1 1/2 cups Elbow Macaroni or Cavatappi
3 tablespoons Butter
3 tablespoons All Purpose Flour
1/2 teaspoon Dijon mustard
2 cups Whole Milk or 1/2-n-1/2
1/2 teaspoon Salt and White Pepper
1 cup melting cheese: Cream or Mascarpone or Monterey Jack or Swiss
2 cups of flavor cheese: Sharp Cheddar
Makes 6 servings
- Preheat oven to 350 degrees.
- Bring a pot of water to a boil; add a generous sprinkling of salt the pasta.
- While the pasta cooks, melt the butter in a pot large enough to hold the pasta.
- Add the flour and stir over medium heat until the mixture is lightly browned; 1-2 minutes.
- Add the milk and whisk to remove any lumps. Add the salt and pepper.

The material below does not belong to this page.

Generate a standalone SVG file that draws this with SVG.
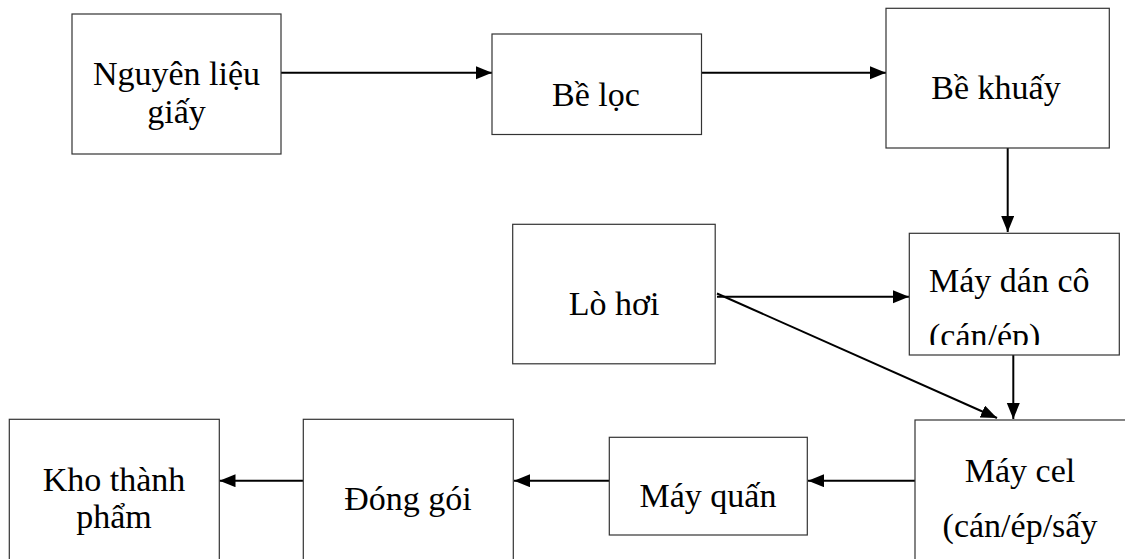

- Cook over medium-high heat until the sauce thickens and starts to bubble. About 6 minutes.
- Mix in Dijon mustard.
- Stir in 1 cup each of flavor and melting cheese. Whisk until smooth and melted.
- Turn off the heat.
- When the pasta is almost done but still firm (undercook by 1 min), drain it.
- Stir the pasta into the sauce.
- Put in a greased 2 quart dish and cover with remaining flavor cheese
- Bake 20-25 minutes until browned and bubbly.